Pull out every line in the data that has the string "matplotlib" in it.

───── The input

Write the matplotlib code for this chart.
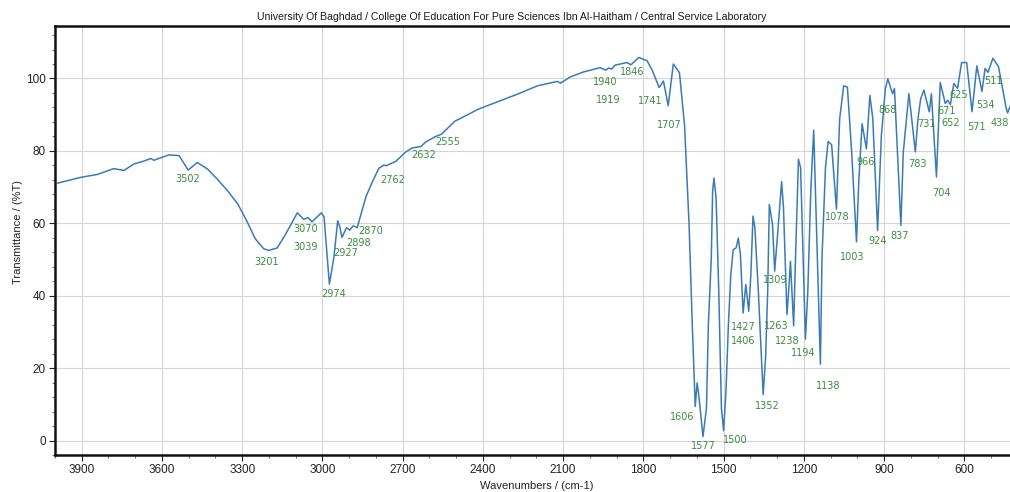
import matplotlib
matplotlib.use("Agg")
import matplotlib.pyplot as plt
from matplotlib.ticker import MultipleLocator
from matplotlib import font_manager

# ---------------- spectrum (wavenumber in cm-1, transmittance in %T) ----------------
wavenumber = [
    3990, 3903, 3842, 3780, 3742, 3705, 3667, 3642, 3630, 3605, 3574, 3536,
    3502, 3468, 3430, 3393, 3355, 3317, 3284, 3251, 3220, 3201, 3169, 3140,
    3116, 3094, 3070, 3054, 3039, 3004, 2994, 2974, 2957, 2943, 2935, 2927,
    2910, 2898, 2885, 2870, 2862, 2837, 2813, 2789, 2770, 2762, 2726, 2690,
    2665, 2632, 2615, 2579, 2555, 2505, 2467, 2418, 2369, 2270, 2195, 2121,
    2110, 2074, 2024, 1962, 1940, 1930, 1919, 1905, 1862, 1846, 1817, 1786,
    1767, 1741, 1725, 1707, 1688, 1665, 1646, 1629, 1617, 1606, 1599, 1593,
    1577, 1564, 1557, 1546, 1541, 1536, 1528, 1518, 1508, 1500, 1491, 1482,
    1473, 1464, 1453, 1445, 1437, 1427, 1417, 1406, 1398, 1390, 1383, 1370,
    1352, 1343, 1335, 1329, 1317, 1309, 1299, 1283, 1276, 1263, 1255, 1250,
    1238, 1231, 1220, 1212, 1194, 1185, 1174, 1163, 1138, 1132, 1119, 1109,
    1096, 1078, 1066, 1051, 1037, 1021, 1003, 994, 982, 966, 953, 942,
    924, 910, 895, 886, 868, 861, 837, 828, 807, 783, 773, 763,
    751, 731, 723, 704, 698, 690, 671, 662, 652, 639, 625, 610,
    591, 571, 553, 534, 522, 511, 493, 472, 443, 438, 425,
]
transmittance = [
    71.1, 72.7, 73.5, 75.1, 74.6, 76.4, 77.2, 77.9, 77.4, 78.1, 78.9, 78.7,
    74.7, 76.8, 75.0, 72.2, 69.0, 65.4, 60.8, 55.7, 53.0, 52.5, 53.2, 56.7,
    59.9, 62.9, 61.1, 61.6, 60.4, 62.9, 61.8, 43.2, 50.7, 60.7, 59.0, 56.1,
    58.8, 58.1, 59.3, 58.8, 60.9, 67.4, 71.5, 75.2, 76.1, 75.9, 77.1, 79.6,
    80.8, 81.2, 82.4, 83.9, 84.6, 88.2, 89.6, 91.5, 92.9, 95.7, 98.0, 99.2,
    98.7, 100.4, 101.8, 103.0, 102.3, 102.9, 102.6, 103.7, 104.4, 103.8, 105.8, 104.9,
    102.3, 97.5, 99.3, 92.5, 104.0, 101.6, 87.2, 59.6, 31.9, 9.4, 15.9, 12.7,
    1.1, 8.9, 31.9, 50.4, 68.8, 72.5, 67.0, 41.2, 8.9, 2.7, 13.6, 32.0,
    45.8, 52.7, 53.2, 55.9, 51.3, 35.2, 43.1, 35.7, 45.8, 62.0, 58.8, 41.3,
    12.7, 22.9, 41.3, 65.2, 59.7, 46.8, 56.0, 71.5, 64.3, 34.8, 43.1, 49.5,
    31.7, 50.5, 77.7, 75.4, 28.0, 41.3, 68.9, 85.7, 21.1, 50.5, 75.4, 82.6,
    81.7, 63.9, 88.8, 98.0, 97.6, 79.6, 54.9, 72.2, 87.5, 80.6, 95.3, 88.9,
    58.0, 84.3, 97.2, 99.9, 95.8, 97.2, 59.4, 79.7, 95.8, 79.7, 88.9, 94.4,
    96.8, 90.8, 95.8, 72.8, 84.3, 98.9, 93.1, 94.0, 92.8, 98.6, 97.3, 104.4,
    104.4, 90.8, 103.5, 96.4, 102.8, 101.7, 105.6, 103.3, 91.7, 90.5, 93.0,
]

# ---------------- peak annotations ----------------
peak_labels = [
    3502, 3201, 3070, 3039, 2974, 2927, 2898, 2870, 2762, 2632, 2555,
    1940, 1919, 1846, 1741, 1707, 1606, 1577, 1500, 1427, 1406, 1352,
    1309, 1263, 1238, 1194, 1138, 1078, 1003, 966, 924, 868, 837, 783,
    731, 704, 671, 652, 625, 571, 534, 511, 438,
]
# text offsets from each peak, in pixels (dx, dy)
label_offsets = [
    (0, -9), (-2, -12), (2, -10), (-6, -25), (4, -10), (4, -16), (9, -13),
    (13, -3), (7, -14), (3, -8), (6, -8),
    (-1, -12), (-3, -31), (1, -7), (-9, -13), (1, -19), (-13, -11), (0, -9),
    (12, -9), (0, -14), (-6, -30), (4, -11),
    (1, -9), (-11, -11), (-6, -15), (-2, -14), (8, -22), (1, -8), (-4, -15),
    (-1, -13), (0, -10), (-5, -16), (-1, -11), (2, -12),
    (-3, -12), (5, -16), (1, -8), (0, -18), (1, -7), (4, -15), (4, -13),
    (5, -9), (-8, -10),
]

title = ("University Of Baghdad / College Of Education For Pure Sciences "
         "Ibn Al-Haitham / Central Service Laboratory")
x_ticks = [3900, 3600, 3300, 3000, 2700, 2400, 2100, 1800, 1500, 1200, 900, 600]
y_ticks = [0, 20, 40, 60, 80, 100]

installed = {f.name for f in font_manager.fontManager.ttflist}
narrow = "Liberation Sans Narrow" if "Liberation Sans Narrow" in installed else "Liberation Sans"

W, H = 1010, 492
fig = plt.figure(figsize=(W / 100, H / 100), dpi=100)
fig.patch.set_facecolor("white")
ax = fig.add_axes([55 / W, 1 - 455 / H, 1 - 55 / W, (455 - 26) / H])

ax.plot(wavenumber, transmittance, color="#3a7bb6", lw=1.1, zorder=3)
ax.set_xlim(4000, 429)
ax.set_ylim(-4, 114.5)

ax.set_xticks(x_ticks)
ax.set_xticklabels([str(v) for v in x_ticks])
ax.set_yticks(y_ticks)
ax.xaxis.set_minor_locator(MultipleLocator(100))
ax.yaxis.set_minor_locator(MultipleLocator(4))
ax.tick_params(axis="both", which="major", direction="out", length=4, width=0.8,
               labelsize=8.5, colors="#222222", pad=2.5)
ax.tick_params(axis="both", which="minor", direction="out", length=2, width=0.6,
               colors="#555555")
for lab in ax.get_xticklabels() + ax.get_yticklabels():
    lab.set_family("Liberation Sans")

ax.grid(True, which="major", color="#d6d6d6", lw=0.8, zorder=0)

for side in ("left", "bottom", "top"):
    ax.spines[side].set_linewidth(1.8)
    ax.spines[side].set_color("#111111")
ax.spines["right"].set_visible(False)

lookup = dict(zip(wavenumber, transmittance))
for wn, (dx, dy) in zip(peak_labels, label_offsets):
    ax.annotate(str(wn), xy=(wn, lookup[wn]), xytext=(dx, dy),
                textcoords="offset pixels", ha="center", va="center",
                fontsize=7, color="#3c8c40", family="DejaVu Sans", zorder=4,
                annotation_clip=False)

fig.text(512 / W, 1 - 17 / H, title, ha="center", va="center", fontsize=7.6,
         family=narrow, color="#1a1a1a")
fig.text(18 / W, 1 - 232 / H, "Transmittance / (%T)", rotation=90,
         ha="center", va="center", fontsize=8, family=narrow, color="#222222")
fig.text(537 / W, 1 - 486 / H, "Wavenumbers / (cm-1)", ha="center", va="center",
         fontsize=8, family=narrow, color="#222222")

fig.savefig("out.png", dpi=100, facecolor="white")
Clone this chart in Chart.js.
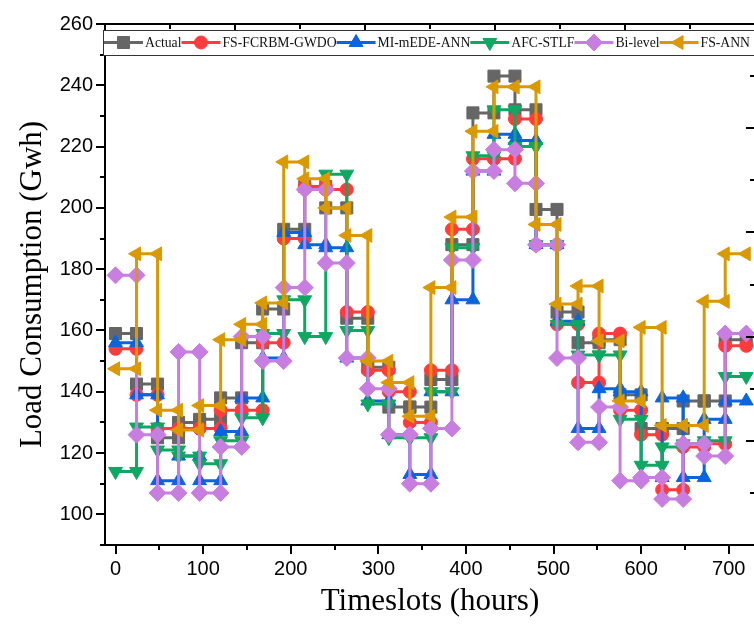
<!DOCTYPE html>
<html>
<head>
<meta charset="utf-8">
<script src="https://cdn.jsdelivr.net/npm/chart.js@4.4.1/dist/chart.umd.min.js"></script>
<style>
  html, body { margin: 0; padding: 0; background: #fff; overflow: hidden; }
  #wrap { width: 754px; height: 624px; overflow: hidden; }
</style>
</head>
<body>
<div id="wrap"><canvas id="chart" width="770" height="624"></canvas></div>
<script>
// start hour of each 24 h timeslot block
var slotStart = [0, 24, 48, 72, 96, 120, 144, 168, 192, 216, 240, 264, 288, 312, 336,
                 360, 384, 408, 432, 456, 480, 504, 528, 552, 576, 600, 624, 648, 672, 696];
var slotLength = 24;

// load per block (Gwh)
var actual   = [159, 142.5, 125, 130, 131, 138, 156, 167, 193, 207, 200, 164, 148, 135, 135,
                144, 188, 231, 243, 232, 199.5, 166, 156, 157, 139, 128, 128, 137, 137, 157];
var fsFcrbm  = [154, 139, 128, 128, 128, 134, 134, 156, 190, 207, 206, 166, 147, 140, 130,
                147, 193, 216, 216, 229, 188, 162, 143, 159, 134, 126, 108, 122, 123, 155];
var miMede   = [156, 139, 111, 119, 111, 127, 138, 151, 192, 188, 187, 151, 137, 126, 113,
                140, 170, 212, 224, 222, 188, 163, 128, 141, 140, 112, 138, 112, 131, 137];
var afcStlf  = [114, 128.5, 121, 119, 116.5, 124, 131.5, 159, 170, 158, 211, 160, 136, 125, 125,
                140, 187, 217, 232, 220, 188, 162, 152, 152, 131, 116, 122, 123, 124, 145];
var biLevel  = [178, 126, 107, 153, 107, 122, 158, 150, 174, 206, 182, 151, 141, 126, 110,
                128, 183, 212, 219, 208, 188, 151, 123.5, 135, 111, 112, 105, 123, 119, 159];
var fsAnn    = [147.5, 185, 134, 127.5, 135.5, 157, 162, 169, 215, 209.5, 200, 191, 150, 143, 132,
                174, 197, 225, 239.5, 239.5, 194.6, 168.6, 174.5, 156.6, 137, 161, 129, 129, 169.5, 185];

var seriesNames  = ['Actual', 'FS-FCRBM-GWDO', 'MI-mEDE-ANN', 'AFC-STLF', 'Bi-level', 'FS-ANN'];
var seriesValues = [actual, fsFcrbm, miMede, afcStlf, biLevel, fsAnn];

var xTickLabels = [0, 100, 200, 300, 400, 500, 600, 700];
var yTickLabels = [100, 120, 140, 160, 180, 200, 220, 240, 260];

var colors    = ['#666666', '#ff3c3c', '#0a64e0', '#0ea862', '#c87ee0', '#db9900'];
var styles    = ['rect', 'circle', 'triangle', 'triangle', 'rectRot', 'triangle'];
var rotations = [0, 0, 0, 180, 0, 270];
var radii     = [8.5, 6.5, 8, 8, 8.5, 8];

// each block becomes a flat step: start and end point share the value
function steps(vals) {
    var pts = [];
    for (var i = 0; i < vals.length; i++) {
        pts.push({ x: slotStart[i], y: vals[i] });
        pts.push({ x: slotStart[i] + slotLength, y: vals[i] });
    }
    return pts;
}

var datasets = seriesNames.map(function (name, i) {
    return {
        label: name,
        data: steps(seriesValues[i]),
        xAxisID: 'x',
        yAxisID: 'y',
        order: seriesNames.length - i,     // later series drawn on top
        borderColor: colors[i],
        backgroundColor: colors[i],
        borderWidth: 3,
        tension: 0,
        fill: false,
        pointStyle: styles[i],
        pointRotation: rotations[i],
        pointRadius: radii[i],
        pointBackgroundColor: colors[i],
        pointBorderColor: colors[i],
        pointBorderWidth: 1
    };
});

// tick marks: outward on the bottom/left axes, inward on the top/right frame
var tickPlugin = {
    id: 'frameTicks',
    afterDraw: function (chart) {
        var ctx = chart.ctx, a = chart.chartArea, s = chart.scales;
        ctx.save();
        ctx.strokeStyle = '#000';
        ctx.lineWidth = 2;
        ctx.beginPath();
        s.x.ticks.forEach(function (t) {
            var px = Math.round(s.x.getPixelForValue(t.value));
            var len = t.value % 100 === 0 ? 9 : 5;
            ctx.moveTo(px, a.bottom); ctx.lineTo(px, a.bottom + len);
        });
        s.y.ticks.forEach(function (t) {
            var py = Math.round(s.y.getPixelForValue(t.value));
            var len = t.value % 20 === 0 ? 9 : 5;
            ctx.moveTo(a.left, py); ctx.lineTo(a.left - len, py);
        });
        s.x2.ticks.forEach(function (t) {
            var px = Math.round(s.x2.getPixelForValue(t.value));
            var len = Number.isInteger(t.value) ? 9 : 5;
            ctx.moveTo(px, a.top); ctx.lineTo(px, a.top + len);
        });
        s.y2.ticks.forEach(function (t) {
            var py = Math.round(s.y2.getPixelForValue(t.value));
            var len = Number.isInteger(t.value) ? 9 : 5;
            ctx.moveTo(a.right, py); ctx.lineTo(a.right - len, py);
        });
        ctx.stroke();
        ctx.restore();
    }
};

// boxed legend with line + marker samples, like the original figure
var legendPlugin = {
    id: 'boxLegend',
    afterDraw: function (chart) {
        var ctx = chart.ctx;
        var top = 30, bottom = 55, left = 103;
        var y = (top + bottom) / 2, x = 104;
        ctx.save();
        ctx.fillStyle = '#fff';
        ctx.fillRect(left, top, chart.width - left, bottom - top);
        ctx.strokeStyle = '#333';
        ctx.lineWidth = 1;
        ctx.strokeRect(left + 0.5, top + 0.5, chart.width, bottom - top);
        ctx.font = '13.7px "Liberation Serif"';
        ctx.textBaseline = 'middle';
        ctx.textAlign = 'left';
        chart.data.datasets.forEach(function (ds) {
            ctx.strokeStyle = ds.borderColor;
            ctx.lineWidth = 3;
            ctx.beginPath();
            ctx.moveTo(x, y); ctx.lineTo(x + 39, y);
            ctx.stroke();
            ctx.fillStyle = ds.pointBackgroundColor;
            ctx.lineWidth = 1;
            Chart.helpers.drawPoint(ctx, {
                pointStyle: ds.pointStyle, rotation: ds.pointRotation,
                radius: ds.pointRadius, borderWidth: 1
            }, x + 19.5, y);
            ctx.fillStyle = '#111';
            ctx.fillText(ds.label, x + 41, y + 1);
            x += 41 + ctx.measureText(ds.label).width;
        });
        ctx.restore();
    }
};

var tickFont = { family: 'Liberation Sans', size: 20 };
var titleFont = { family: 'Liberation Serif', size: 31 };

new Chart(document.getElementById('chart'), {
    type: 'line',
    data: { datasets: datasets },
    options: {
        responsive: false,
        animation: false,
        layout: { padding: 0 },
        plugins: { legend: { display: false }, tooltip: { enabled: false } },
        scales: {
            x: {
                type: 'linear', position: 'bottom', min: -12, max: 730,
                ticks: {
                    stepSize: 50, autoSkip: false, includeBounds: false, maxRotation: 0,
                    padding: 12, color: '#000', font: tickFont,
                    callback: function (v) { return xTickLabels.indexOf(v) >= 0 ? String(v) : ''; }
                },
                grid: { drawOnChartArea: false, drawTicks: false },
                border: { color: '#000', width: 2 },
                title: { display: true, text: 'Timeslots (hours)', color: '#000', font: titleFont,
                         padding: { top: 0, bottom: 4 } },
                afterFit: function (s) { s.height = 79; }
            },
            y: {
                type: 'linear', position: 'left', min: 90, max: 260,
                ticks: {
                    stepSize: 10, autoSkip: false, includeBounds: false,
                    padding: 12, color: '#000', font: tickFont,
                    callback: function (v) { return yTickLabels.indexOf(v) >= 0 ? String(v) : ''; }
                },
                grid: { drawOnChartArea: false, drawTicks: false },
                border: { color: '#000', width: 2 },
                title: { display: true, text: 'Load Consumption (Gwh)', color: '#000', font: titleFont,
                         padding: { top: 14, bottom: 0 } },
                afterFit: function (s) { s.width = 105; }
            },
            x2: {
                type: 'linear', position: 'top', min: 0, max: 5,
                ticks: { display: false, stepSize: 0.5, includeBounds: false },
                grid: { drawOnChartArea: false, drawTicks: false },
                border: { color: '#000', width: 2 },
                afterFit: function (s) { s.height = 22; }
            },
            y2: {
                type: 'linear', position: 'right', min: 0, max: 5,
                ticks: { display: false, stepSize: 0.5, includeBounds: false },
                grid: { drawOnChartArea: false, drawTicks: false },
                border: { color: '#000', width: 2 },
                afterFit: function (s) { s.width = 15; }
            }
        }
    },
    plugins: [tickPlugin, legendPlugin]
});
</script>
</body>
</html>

──────────

> Exercise answer
Write the matplotlib code for this chart.
import matplotlib
matplotlib.use("Agg")
import matplotlib.pyplot as plt
from matplotlib.ticker import MultipleLocator
from matplotlib import font_manager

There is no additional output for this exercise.